In my work, I've investigated mRNA distribution in cells. Many aspects of mRNA metabolism and regulation seem dependent on splicing. And so I've been doing some digging with respect to the survey of intronless genes that I wrote about yesterday. According to their bioinformatic analysis of the human genome, there are over 3000 coding genes that do not contain introns. Here's a comment on this survey from RPM:
From the website you link to:
1. Single exon genes are identified using the CDS FEATURE definition in the genome data.
It seems like they're ignoring introns located in the 5' and 3' UTRs.
Now it is very unlikely that genes would have introns in their 3'UTRs as this would activate nonsense mediate decay (NMD) which weeds out any transcripts that have premature termination codons (PTCs). Any stop codon occuring before a splice site (exon-exon junction) is identified as a PTC by the cell. But these genes may have intons within the 5'UTRs. I decided to check this out. I screened a very small subset of the SEGE (Single Exonic Genes in Eukaryotes) website by typing "Endoplamsc Retiuculum" and "human" in their search algorithm. I got seven hits:
-phosphatidylinositol glycan, class C (PIGC)

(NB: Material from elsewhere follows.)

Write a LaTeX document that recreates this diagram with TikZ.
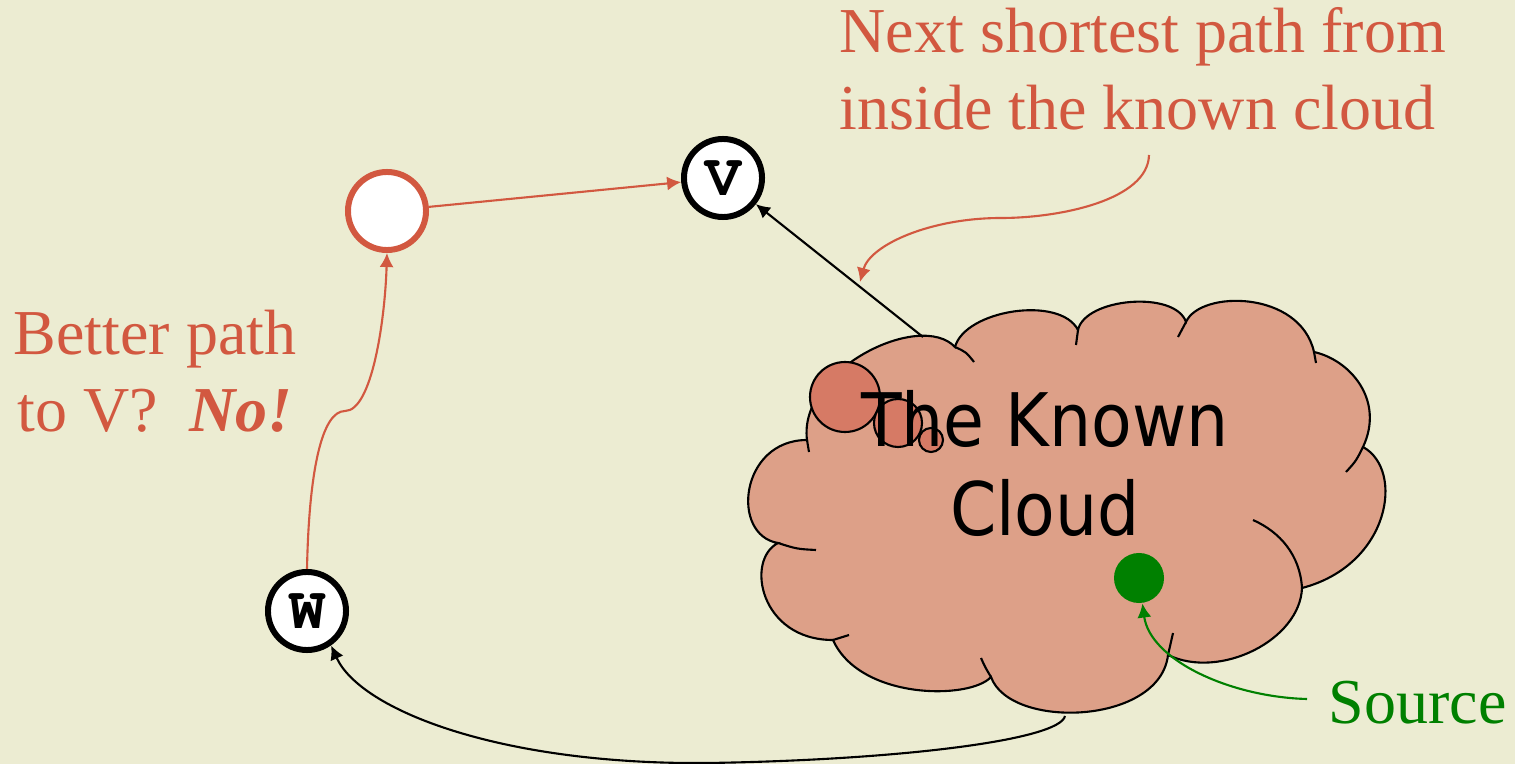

-dolichyl-phosphate mannosyltransferasepolypeptide 3 isoform 1 (DPM3)
-dolichyl-phosphate mannosyltransferasepolypeptide 3 isoform 2 (DPM3)

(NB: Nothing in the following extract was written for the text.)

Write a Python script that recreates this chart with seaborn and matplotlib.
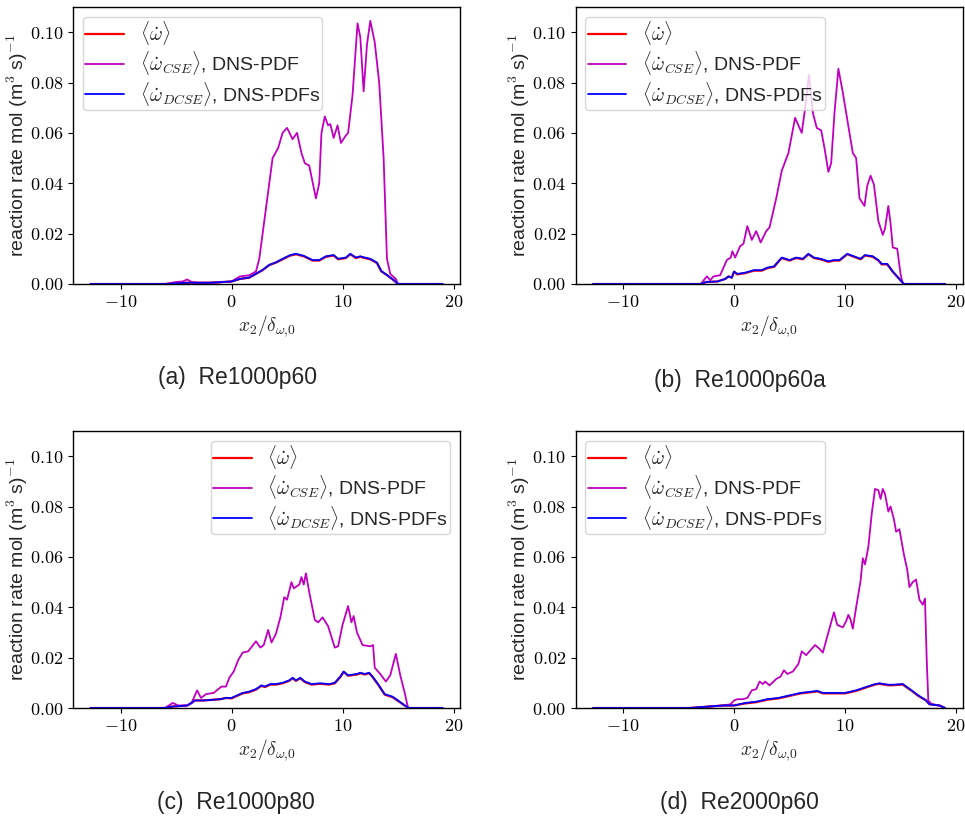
import numpy as np
import pandas as pd
import matplotlib
matplotlib.use("Agg")
import matplotlib.pyplot as plt
from matplotlib.ticker import FuncFormatter, FixedLocator
import seaborn as sns

# ---------------- data ----------------
# Panel (a) Re1000p60
a_cse_x = [-12.7, -6.0, -5.0, -4.4, -4.0, -3.6, -3.0, -1.5, 0.0, 0.75, 1.6, 2.2, 2.5, 3.1, 3.7, 4.2,
           4.6, 5.0, 5.5, 5.9, 6.3, 6.6, 7.0, 7.6, 7.9, 8.1, 8.4, 8.7, 8.9, 9.2, 9.55, 9.85, 10.3,
           10.5, 10.9, 11.35, 11.6, 11.9, 12.2, 12.5, 12.9, 13.3, 13.7, 14.0, 14.3, 14.8, 15.0, 19.0]
a_cse_y = [0.0, 0.0, 0.0008, 0.001, 0.0018, 0.0008, 0.0005, 0.0005, 0.001, 0.003, 0.0035, 0.005, 0.01,
           0.03, 0.05, 0.054, 0.06, 0.062, 0.0575, 0.06, 0.052, 0.048, 0.047, 0.034, 0.04, 0.06,
           0.0665, 0.063, 0.0635, 0.058, 0.063, 0.056, 0.059, 0.060, 0.075, 0.1035, 0.098, 0.0765,
           0.095, 0.1045, 0.096, 0.08, 0.05, 0.01, 0.004, 0.002, 0.0, 0.0]
a_mean_x = [-12.7, -6.0, -4.0, -2.0, 0.0, 0.75, 1.6, 2.2, 2.8, 3.4, 4.0, 4.6, 5.3, 5.8, 6.5, 7.3, 7.9,
            8.5, 9.2, 9.6, 10.3, 10.7, 11.2, 11.6, 12.0, 12.5, 13.1, 13.5, 14.0, 14.6, 15.0, 19.0]
a_mean_y = [0.0, 0.0, 0.0005, 0.0005, 0.001, 0.002, 0.0025, 0.004, 0.0055, 0.0075, 0.0085, 0.0098,
            0.0113, 0.0118, 0.011, 0.0093, 0.0093, 0.0108, 0.0113, 0.0098, 0.0103, 0.0118, 0.0103,
            0.0108, 0.0103, 0.0098, 0.0083, 0.005, 0.0035, 0.0015, 0.0, 0.0]
a_dcse_y = [0.0, 0.0, 0.0005, 0.0005, 0.001, 0.002, 0.0026, 0.0041, 0.0056, 0.0076, 0.0086, 0.0100,
            0.0115, 0.0120, 0.0112, 0.0095, 0.0095, 0.0110, 0.0115, 0.0100, 0.0105, 0.0120, 0.0105,
            0.0110, 0.0105, 0.0100, 0.0085, 0.0051, 0.0036, 0.0016, 0.0, 0.0]

# Panel (b) Re1000p60a
b_cse_x = [-12.7, -3.0, -2.45, -2.15, -1.85, -1.25, -0.65, -0.3, -0.15, 0.1, 0.55, 0.85, 1.2, 1.6,
           2.0, 2.4, 2.9, 3.2, 3.8, 4.3, 4.9, 5.5, 5.8, 6.1, 6.35, 6.75, 7.1, 7.45, 7.85, 8.15, 8.5,
           8.75, 9.05, 9.4, 9.8, 10.25, 10.7, 11.0, 11.3, 11.75, 12.0, 12.3, 12.6, 13.0, 13.4,
           13.6, 13.9, 14.1, 14.3, 14.7, 15.0, 15.2, 19.0]
b_cse_y = [0.0, 0.0, 0.003, 0.0015, 0.003, 0.0035, 0.0095, 0.0105, 0.013, 0.0105, 0.015, 0.016,
           0.023, 0.0175, 0.021, 0.0165, 0.021, 0.0225, 0.034, 0.045, 0.052, 0.066, 0.063, 0.06,
           0.068, 0.083, 0.068, 0.062, 0.061, 0.054, 0.0445, 0.048, 0.068, 0.0855, 0.076, 0.064,
           0.052, 0.050, 0.034, 0.031, 0.039, 0.043, 0.0395, 0.025, 0.0195, 0.022, 0.031, 0.024,
           0.0145, 0.014, 0.004, 0.0, 0.0]
b_mean_x = [-12.7, -3.0, -2.5, -1.5, -0.8, -0.5, -0.2, 0.0, 0.3, 1.0, 1.8, 2.5, 3.0, 3.6, 4.3, 5.0,
            5.6, 6.2, 6.7, 7.2, 7.8, 8.5, 9.0, 9.5, 10.2, 10.8, 11.4, 11.8, 12.5, 13.0, 13.3, 13.8,
            14.3, 14.8, 15.3, 19.0]
b_mean_y = [0.0, 0.0, 0.0008, 0.001, 0.002, 0.003, 0.0025, 0.0048, 0.0038, 0.0043, 0.0053, 0.0053,
            0.0063, 0.0068, 0.0103, 0.0093, 0.0103, 0.0098, 0.0118, 0.0103, 0.0098, 0.0088, 0.0093,
            0.0093, 0.0118, 0.0108, 0.0098, 0.0113, 0.0108, 0.0093, 0.0078, 0.0078, 0.0048, 0.0024,
            0.0, 0.0]
b_dcse_y = [0.0, 0.0, 0.0008, 0.001, 0.002, 0.003, 0.0025, 0.005, 0.004, 0.0045, 0.0055, 0.0055,
            0.0065, 0.007, 0.0105, 0.0095, 0.0105, 0.010, 0.012, 0.0105, 0.010, 0.009, 0.0095,
            0.0095, 0.012, 0.011, 0.010, 0.0115, 0.011, 0.0095, 0.008, 0.008, 0.005, 0.0025,
            0.0, 0.0]

# Panel (c) Re1000p80
c_cse_x = [-12.7, -6.0, -5.3, -4.8, -4.0, -3.6, -3.1, -2.75, -2.3, -1.6, -1.2, -0.9, -0.5, -0.2,
           0.2, 0.6, 1.0, 1.5, 2.2, 2.6, 2.9, 3.3, 3.6, 4.0, 4.4, 4.75, 5.0, 5.4, 5.6, 6.1, 6.3,
           6.5, 6.7, 7.0, 7.5, 7.8, 8.2, 8.7, 9.3, 9.6, 10.0, 10.5, 10.8, 11.0, 11.3, 11.8, 12.5,
           12.75, 12.9, 13.4, 13.9, 14.3, 14.8, 15.2, 15.6, 15.9, 19.0]
c_cse_y = [0.0, 0.0, 0.002, 0.001, 0.001, 0.002, 0.007, 0.004, 0.0055, 0.006, 0.0075, 0.0085,
           0.0085, 0.012, 0.0145, 0.019, 0.022, 0.0225, 0.0265, 0.024, 0.025, 0.031, 0.026,
           0.0295, 0.036, 0.044, 0.043, 0.050, 0.0475, 0.049, 0.052, 0.049, 0.0535, 0.046, 0.035,
           0.034, 0.036, 0.0325, 0.024, 0.0245, 0.033, 0.0405, 0.034, 0.0365, 0.030, 0.025,
           0.0245, 0.025, 0.016, 0.0135, 0.0105, 0.013, 0.0215, 0.013, 0.006, 0.0, 0.0]
c_mean_x = [-12.7, -6.0, -5.5, -4.0, -3.6, -3.3, -2.5, -1.0, -0.5, 0.0, 0.5, 1.0, 1.6, 2.2, 2.7,
            3.0, 3.5, 4.0, 4.6, 5.2, 5.5, 5.8, 6.2, 6.6, 7.2, 8.0, 8.8, 9.3, 9.8, 10.1, 10.5, 11.3,
            11.6, 12.0, 12.4, 12.7, 13.2, 13.8, 14.5, 15.0, 15.6, 16.0, 19.0]
c_mean_y = [0.0, 0.0, 0.0005, 0.001, 0.002, 0.003, 0.003, 0.0035, 0.004, 0.0038, 0.0048, 0.0058,
            0.0063, 0.0073, 0.0088, 0.0083, 0.0093, 0.0093, 0.0098, 0.0108, 0.0118, 0.0108,
            0.0118, 0.0103, 0.0093, 0.0096, 0.0093, 0.0098, 0.0123, 0.0143, 0.0128, 0.0133,
            0.0138, 0.0133, 0.0138, 0.0123, 0.0093, 0.0053, 0.0043, 0.0028, 0.001, 0.0, 0.0]
c_dcse_y = [0.0, 0.0, 0.0005, 0.001, 0.002, 0.003, 0.003, 0.0035, 0.004, 0.004, 0.005, 0.006,
            0.0065, 0.0075, 0.009, 0.0085, 0.0095, 0.0095, 0.010, 0.011, 0.012, 0.011, 0.012,
            0.0105, 0.0095, 0.0098, 0.0095, 0.010, 0.0125, 0.0145, 0.013, 0.0135, 0.014, 0.0135,
            0.014, 0.0125, 0.0095, 0.0055, 0.0045, 0.003, 0.001, 0.0, 0.0]

# Panel (d) Re2000p60
d_cse_x = [-12.7, -4.0, -3.0, -1.0, -0.3, 0.0, 0.3, 0.8, 1.2, 1.6, 2.0, 2.3, 2.6, 2.8, 3.2, 3.8,
           4.2, 4.5, 4.8, 5.3, 5.8, 6.1, 6.5, 7.0, 7.3, 7.7, 8.0, 8.5, 9.0, 9.3, 9.8, 10.1, 10.3,
           10.5, 10.7, 11.0, 11.4, 11.6, 11.8, 12.1, 12.4, 12.7, 13.0, 13.2, 13.4, 13.6, 13.9,
           14.1, 14.4, 14.6, 14.9, 15.3, 15.6, 15.8, 16.1, 16.4, 16.7, 17.0, 17.2, 17.35, 17.5,
           17.8, 18.5, 19.0]
d_cse_y = [0.0, 0.0, 0.0003, 0.001, 0.0015, 0.003, 0.0035, 0.0035, 0.004, 0.007, 0.0075, 0.0105,
           0.0095, 0.0105, 0.009, 0.0115, 0.0125, 0.015, 0.0135, 0.0145, 0.0175, 0.0225, 0.021,
           0.0235, 0.025, 0.0235, 0.022, 0.030, 0.038, 0.033, 0.032, 0.0345, 0.037, 0.035, 0.0315,
           0.040, 0.0505, 0.0595, 0.057, 0.064, 0.077, 0.087, 0.0865, 0.083, 0.087, 0.085, 0.078,
           0.080, 0.075, 0.070, 0.071, 0.061, 0.055, 0.048, 0.050, 0.051, 0.043, 0.041, 0.0435,
           0.02, 0.003, 0.0015, 0.001, 0.0]
d_mean_x = [-12.7, -4.0, -2.5, -1.0, 0.0, 1.0, 2.0, 3.0, 4.0, 5.0, 6.0, 7.0, 7.5, 8.0, 9.0, 10.0,
            10.5, 11.0, 12.0, 12.7, 13.1, 13.5, 14.0, 14.5, 15.2, 16.0, 16.6, 17.3, 17.6, 18.5, 19.0]
d_mean_y = [0.0, 0.0, 0.0005, 0.001, 0.001, 0.0018, 0.0023, 0.0033, 0.0038, 0.0048, 0.0058,
            0.0063, 0.0066, 0.0058, 0.0058, 0.0058, 0.0063, 0.0068, 0.0083, 0.0093, 0.0096,
            0.0093, 0.009, 0.0091, 0.0093, 0.0068, 0.0048, 0.003, 0.0015, 0.001, 0.0]
d_dcse_y = [0.0, 0.0, 0.0005, 0.001, 0.001, 0.002, 0.0025, 0.0035, 0.004, 0.005, 0.006, 0.0065,
            0.0068, 0.006, 0.006, 0.006, 0.0065, 0.007, 0.0085, 0.0095, 0.0098, 0.0095, 0.0092,
            0.0093, 0.0095, 0.007, 0.005, 0.003, 0.0015, 0.001, 0.0]

captions = ["(a)  Re1000p60", "(b)  Re1000p60a", "(c)  Re1000p80", "(d)  Re2000p60"]
legend_locs = ["upper left", "upper left", "upper right", "upper left"]
labels = [r"$\langle\dot{\omega}\rangle$",
          r"$\langle\dot{\omega}_{CSE}\rangle$, DNS-PDF",
          r"$\langle\dot{\omega}_{DCSE}\rangle$, DNS-PDFs"]
xticks = [-10, 0, 10, 20]
yticks = [0.00, 0.02, 0.04, 0.06, 0.08, 0.10]

panels = [
    (a_cse_x, a_cse_y, a_mean_x, a_mean_y, a_dcse_y),
    (b_cse_x, b_cse_y, b_mean_x, b_mean_y, b_dcse_y),
    (c_cse_x, c_cse_y, c_mean_x, c_mean_y, c_dcse_y),
    (d_cse_x, d_cse_y, d_mean_x, d_mean_y, d_dcse_y),
]

# ---------------- style ----------------
sns.set_style("ticks")
plt.rcParams["font.family"] = ["Liberation Sans", "DejaVu Sans"]
plt.rcParams["mathtext.fontset"] = "cm"
plt.rcParams["axes.linewidth"] = 1.0
plt.rcParams["xtick.direction"] = "out"
plt.rcParams["ytick.direction"] = "out"
plt.rcParams["axes.edgecolor"] = "black"

W, H = 965, 821
fig = plt.figure(figsize=(W / 100, H / 100), dpi=100)

# axes boxes in pixels: (left, top, right, bottom)
boxes = [(73, 7, 460, 284), (575.5, 7, 962.5, 284), (73, 431, 460, 708), (575.5, 431, 962.5, 708)]
cap_pos = [(237, 377), (740, 380), (236, 802), (739, 802)]

for i, (cx, cy, mx, my, dy) in enumerate(panels):
    l, t, r, b = boxes[i]
    ax = fig.add_axes([l / W, 1 - b / H, (r - l) / W, (b - t) / H])
    sns.lineplot(x=mx, y=my, ax=ax, color="#ff0000", lw=1.6, label=labels[0])
    sns.lineplot(x=cx, y=cy, ax=ax, color="#bf00bf", lw=1.3, label=labels[1])
    sns.lineplot(x=mx, y=dy, ax=ax, color="#0000ff", lw=1.3, label=labels[2])
    ax.set_ylim(0, 0.11)
    ax.set_xlim(-14.28, 20.58)
    ax.xaxis.set_major_locator(FixedLocator(xticks))
    ax.yaxis.set_major_locator(FixedLocator(yticks))
    ax.xaxis.set_major_formatter(FuncFormatter(lambda v, p: r"$%d$" % v if v >= 0 else r"$-%d$" % (-v)))
    ax.yaxis.set_major_formatter(FuncFormatter(lambda v, p: r"$%.2f$" % v))
    ax.tick_params(labelsize=13, length=3.5, width=0.8, colors="black")
    for s in ax.spines.values():
        s.set_visible(True)
        s.set_color("black")
    ax.set_xlabel(r"$x_2/\delta_{\omega{,}0}$", fontsize=14, labelpad=2)
    ax.set_ylabel(r"reaction rate mol (m$^3$ s)$^{-1}$", fontsize=14)
    ax.yaxis.set_label_coords(-43.0 / (r - l), 0.5)
    leg = ax.legend(loc=legend_locs[i], fontsize=14, frameon=True, handlelength=2.0,
                    borderpad=0.12, labelspacing=0.12, handletextpad=0.8)
    leg.get_frame().set_edgecolor("#cccccc")
    leg.get_frame().set_alpha(0.8)
    x0, y0 = cap_pos[i]
    fig.text(x0 / W, 1 - y0 / H, captions[i], ha="center", va="center", fontsize=16.5)

fig.savefig("out.png", dpi=100)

-bradykinin receptor B1 (BDKRB1)
-cytochrome P450, family 8, subfamily B,polypeptide 1 (CYP8B1)
Now all these genes seem real and are expressed. As for introns, 5 of them had introns within the 5'UTR (so RPM, it looks like you're right), none had introns within the 3'UTR as I suspected. Only two of the hits were bonafide intronless transcripts (DPM3 isoform 2, and the cytochrome P450 member). Now having written this, here is what I'm asking - does anyone know of a REAL list of intronless transcripts in the human genome?
Any stop codon occuring before a splice site (exon-exon junction) is identified as a PTC by the cell.
This is not correct: PTCs only induce NMD if they are located >50nt upstream of the next splice donor site.
An upcomming paper in the December issue of Molecular Biology and Evolution (Hong X, Scofield DG, Lynch M (2006): Intron Size, Abundance, and Distribution within Untranslated Regions of Genes. Mol Biol Evol 23(12):2392-404 (Epub 2006 Sep 15)) descries 5,236 human transcripts with 2,721 introns in 5ï¿½-UTRs, 37,508 introns in cds and only 75 in 3'-UTRs. The respective numbers for 4,527 murine transcripts are: 2,490 35,376 and 54.
I guess that I'll have to cross every t and dot every i from now on. To be complete for the non-RNA people the EJC (exon-junction complex), which must be kicked off to prevent NMD, gets deposited 50-55nt upstream of the exon-exon junction.
BTW thanks for the ref. I'll have to look at it ... maybe they note the number of bonafide "intronless transcripts" in the human genome.
BTW, does anybody know any non-terminal constitutively spliced exon. I have tried to find one in ASD by a trial and error approach, but any gene that came to my mind was annotated as alternatively spliced, even exons that have been described as being constitutive in older publications (maybe this is biased due to the EST alignment approach ASD is employing)
In trying to find this list of intronless genes, I keep bumping into papers that use the SEGE database as their source of intronless genes ... arrrggghhh!!!!
(I did find out that 90% of GCPR encoding genes in the human genome are intronless.)